Celebra la sesión la Academia para recibir a un nuevo miembro, cosa extraña, infrecuente, un periodista. El protocolario discurso versa sobre Ramón Gómez de la Serna, patrimonio de Madrid, y el neófito, Luis Prados de la Plaza, hinca el bisturí, inquisitivo y amoroso, en el personaje. Le responde otro periodista, que cierra la corta nómina en la institución, Enrique de Aguinaga, veterano colega nuestro. Hay admiración, respeto y conocimiento de la figura de Ramón en ambas alocuciones, reunidas, como es de precepto, en volumen editado de antemano.
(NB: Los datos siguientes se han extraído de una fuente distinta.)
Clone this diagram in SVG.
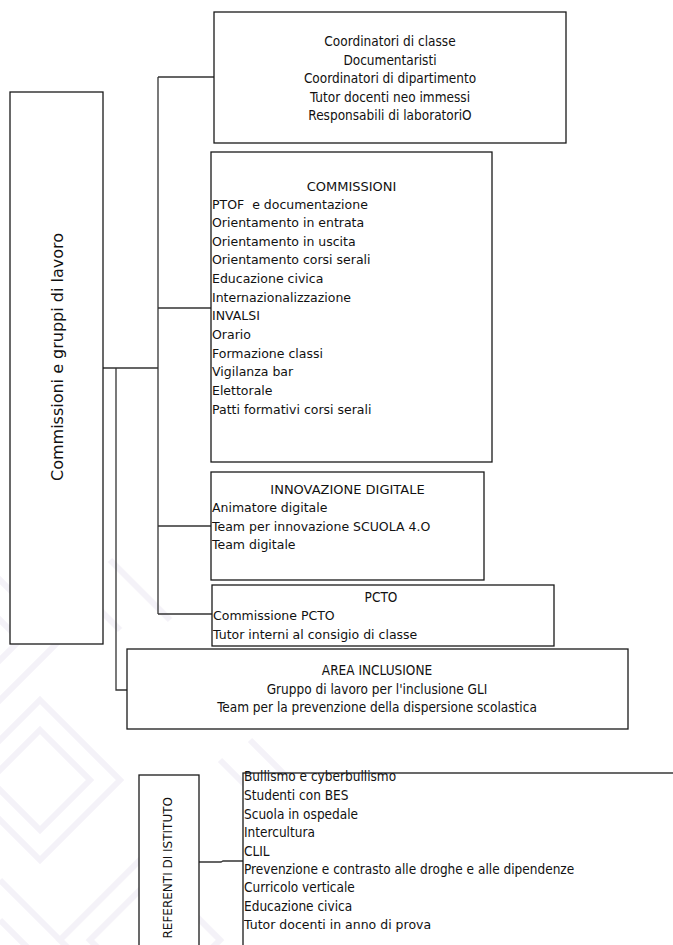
<svg xmlns="http://www.w3.org/2000/svg" width="673" height="945" viewBox="0 0 673 945">
<style>
.box{fill:#fff;stroke:#1a1a1a;stroke-width:1.3}
.con{fill:none;stroke:#333;stroke-width:1.3}
.wm{fill:none;stroke:#f4f2f8;stroke-width:6}
.v{font-family:"DejaVu Sans",Verdana,sans-serif;font-size:12.5px;fill:#111;white-space:pre}
.h{font-size:13px}
.t{font-family:"DejaVu Sans Condensed","DejaVu Sans",sans-serif;font-stretch:condensed;font-size:13.5px;fill:#111}
.c{text-anchor:middle}
</style>
<rect width="673" height="945" fill="#fff"/>
<g id="watermark">
<path class="wm" d="M-20 560 L60 640 L-20 720 M-20 600 L20 640 L-20 680"/>
<path class="wm" d="M40 700 L120 780 L40 860 L-40 780 Z M40 730 L90 780 L40 830 L-10 780 Z"/>
<path class="wm" d="M140 860 L220 940 L140 1020 L60 940 Z M140 890 L190 940 L140 990 L90 940 Z"/>
<path class="wm" d="M0 880 L60 940 M0 920 L30 950"/>
<path class="wm" d="M250 740 L300 790 L250 840 M220 760 L250 790"/>
<path class="wm" d="M110 560 L170 620 M80 590 L120 630"/>
</g>
<g id="connectors">
<path class="con" d="M103 368 H158 M158 77 V614 M158 77 H214 M158 308 H211 M158 526 H211 M158 614 H212"/>
<path class="con" d="M116 368 V690 H127"/>
<path class="con" d="M199 862 H221 L223 861 H243"/>
</g>
<g id="node-commissioni-gruppi">
<rect class="box" x="10" y="92" width="93" height="552"/>
<text class="v" style="font-size:16px" transform="translate(63 357) rotate(-90)" text-anchor="middle">Commissioni e gruppi di lavoro</text>
</g>
<g id="node-coordinatori">
<rect class="box" x="214" y="12" width="352" height="131"/>
<text class="t c" x="390" y="46">Coordinatori di classe</text>
<text class="t c" x="390" y="64.5">Documentaristi</text>
<text class="t c" x="390" y="83">Coordinatori di dipartimento</text>
<text class="t c" x="390" y="101.5">Tutor docenti neo immessi</text>
<text class="t c" x="390" y="120">Responsabili di laboratoriO</text>
</g>
<g id="node-commissioni">
<rect class="box" x="211" y="152" width="281" height="310"/>
<text class="v h c" x="351.5" y="190.5">COMMISSIONI</text>
<text class="v" x="212" y="208.5">PTOF  e documentazione</text>
<text class="v" x="212" y="227.1">Orientamento in entrata</text>
<text class="v" x="212" y="245.8">Orientamento in uscita</text>
<text class="v" x="212" y="264.4">Orientamento corsi serali</text>
<text class="v" x="212" y="283">Educazione civica</text>
<text class="v" x="212" y="301.7">Internazionalizzazione</text>
<text class="v" x="212" y="320.3">INVALSI</text>
<text class="v" x="212" y="338.9">Orario</text>
<text class="v" x="212" y="357.6">Formazione classi</text>
<text class="v" x="212" y="376.2">Vigilanza bar</text>
<text class="v" x="212" y="394.8">Elettorale</text>
<text class="v" x="212" y="413.5">Patti formativi corsi serali</text>
</g>
<g id="node-innovazione">
<rect class="box" x="211" y="472" width="273" height="108"/>
<text class="v h c" x="347.5" y="493.5">INNOVAZIONE DIGITALE</text>
<text class="v" x="212" y="512">Animatore digitale</text>
<text class="v" x="212" y="530.5">Team per innovazione SCUOLA 4.O</text>
<text class="v" x="212" y="549">Team digitale</text>
</g>
<g id="node-pcto">
<rect class="box" x="212" y="585" width="342" height="61"/>
<text class="t c" x="381" y="601.5">PCTO</text>
<text class="v" x="213" y="620">Commissione PCTO</text>
<text class="v" x="213" y="638.5">Tutor interni al consigio di classe</text>
</g>
<g id="node-inclusione">
<rect class="box" x="127" y="649" width="501" height="80"/>
<text class="t c" x="377" y="675">AREA INCLUSIONE</text>
<text class="t c" x="377" y="693.5">Gruppo di lavoro per l'inclusione GLI</text>
<text class="t c" x="377" y="712">Team per la prevenzione della dispersione scolastica</text>
</g>
<g id="node-referenti">
<rect class="box" x="139" y="775" width="60" height="200"/>
<text class="v" style="font-size:12px" transform="translate(172 797) rotate(-90)" text-anchor="end">REFERENTI DI ISTITUTO</text>
</g>
<g id="node-referenti-list">
<rect class="box" x="243" y="773" width="460" height="200"/>
<text class="t" x="244" y="781">Bullismo e cyberbullismo</text>
<text class="t" x="244" y="800">Studenti con BES</text>
<text class="t" x="244" y="818.5">Scuola in ospedale</text>
<text class="t" x="244" y="837">Intercultura</text>
<text class="t" x="244" y="855.5">CLIL</text>
<text class="t" x="244" y="874">Prevenzione e contrasto alle droghe e alle dipendenze</text>
<text class="t" x="244" y="892">Curricolo verticale</text>
<text class="t" x="244" y="910.5">Educazione civica</text>
<text class="v" x="244" y="929">Tutor docenti in anno di prova</text>
</g>
</svg>
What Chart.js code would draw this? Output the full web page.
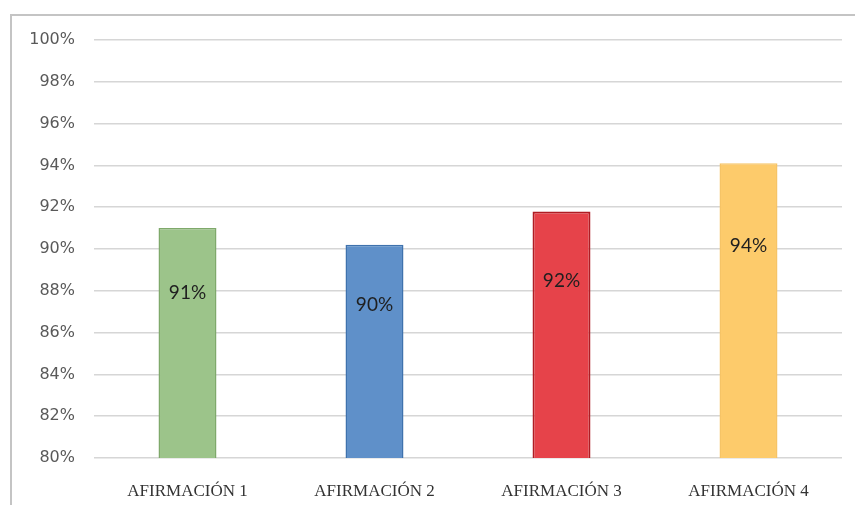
<!DOCTYPE html>
<html>
<head>
<meta charset="utf-8">
<script src="https://cdn.jsdelivr.net/npm/chart.js@4/dist/chart.umd.min.js"></script>
<style>
  html, body { margin: 0; padding: 0; background: #ffffff; }
  #wrap { position: relative; width: 855px; height: 505px; overflow: hidden; }
  #frame {
    position: absolute; left: 10px; top: 14px; width: 860px; height: 500px;
    border-left: 2px solid #c4c4c4; border-top: 2px solid #c4c4c4;
    box-sizing: border-box;
  }
  canvas { position: absolute; left: 0; top: 0; }
</style>
</head>
<body>
<div id="wrap">
  <div id="frame"></div>
  <canvas id="chart" width="855" height="505"></canvas>
</div>
<script>
// Categories and the share of agreement for each statement (percent)
const categories = ['AFIRMACIÓN 1', 'AFIRMACIÓN 2', 'AFIRMACIÓN 3', 'AFIRMACIÓN 4'];
const values = [91.0, 90.2, 91.8, 94.1];
const yTicks = [80, 82, 84, 86, 88, 90, 92, 94, 96, 98, 100];

const fillColors = ['#9cc48a', '#5f90c9', '#e6434a', '#fdcb6b'];
const edgeColors = ['#7fa96b', '#3f72ad', '#b01c23', '#f6c466'];
const edgeWidths = [1.5, 1.5, 2, 1.5];

// Writes the rounded value inside each bar, in its upper part
const barValueLabels = {
  id: 'barValueLabels',
  afterDraw(chart) {
    const ctx = chart.ctx;
    const xs = chart.scales.x;
    const ys = chart.scales.y;
    const data = chart.data.datasets[0].data;
    ctx.save();
    ctx.font = '19px Lato, "Open Sans", sans-serif';
    ctx.fillStyle = '#1f1f1f';
    ctx.textAlign = 'center';
    ctx.textBaseline = 'middle';
    for (let i = 0; i < data.length; i++) {
      const top = ys.getPixelForValue(data[i]);
      const base = ys.bottom;
      const x = xs.getPixelForValue(i);
      ctx.fillText(Math.round(data[i]) + '%', x, top + 0.28 * (base - top));
    }
    ctx.restore();
  }
};

new Chart(document.getElementById('chart'), {
  type: 'bar',
  data: {
    labels: categories,
    datasets: [{
      data: values,
      backgroundColor: fillColors,
      borderColor: edgeColors,
      borderWidth: edgeWidths,
      categoryPercentage: 1.0,
      barPercentage: 0.31
    }]
  },
  options: {
    responsive: false,
    animation: false,
    devicePixelRatio: 1,
    layout: { padding: { top: 40, right: 13, bottom: 0, left: 0 } },
    plugins: {
      legend: { display: false },
      tooltip: { enabled: false }
    },
    scales: {
      x: {
        grid: { display: false, drawTicks: false },
        border: { display: false },
        ticks: {
          padding: 23,
          color: '#333333',
          font: { family: '"Liberation Serif", serif', size: 17 }
        },
        afterFit(scale) { scale.height = 47; }
      },
      y: {
        min: 80,
        max: 100,
        afterBuildTicks(scale) {
          scale.ticks = yTicks.map(v => ({ value: v }));
        },
        grid: { color: '#d6d6d6', lineWidth: 1.5, drawTicks: false },
        border: { display: false },
        ticks: {
          padding: 19,
          color: '#595959',
          font: { family: '"DejaVu Sans", sans-serif', size: 16 },
          callback: v => v + '%'
        },
        afterFit(scale) { scale.width = 94; }
      }
    }
  },
  plugins: [barValueLabels]
});
</script>
</body>
</html>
Hay entre el público gentes que conocieron al escritor y le trataron, además de quien contesta al recipiendario, que mantuvo frecuente trato. En la primera fila, un escritor gallego de largo testimonio, tanto que, ha cumplido 90 años, de los que Jesús Suevos se siente ufano. "Me encuentro bien, para tan larga vida", nos dice, "preparando la veste blanca y el encuentro con la Santa Compaña". Con afecto retrucamos: "Difícil será, amigo, que conozcas a alguien". Filas más atrás, menudo y avizor, otro periodista y escritor de madrileñías, José Montero Alonso, cumplidos ya los 92 con lozana capacidad intelectual. Parece que este oficio, y el de los faranduleros, propicia alta longevidad para sobrellevar los achaques.

Hieráticos, los doctores, de ambos sexos, ocupan su escaño, tocados de birrete y arropados los hombros con la muceta, de distintos colores, sobre la toga talar. Se rinde homenaje a un hijo de la Villa, de primera magnitud, un escritor como la copa de un pino, un creador inagotable con el que Madrid se ha portado cerdamente. Por vía de los recientes exegetas, recuperamos el renovado gusto de un genio, curado entre las nieves del desdén, la envidia y la mentira, que tan lejos le tuvieron encerrado. Ramón es, al mundo literario que acoge, recoge y arroja esta ciudad, como una profusa y sabrosa loncha de jamón de Jabugo.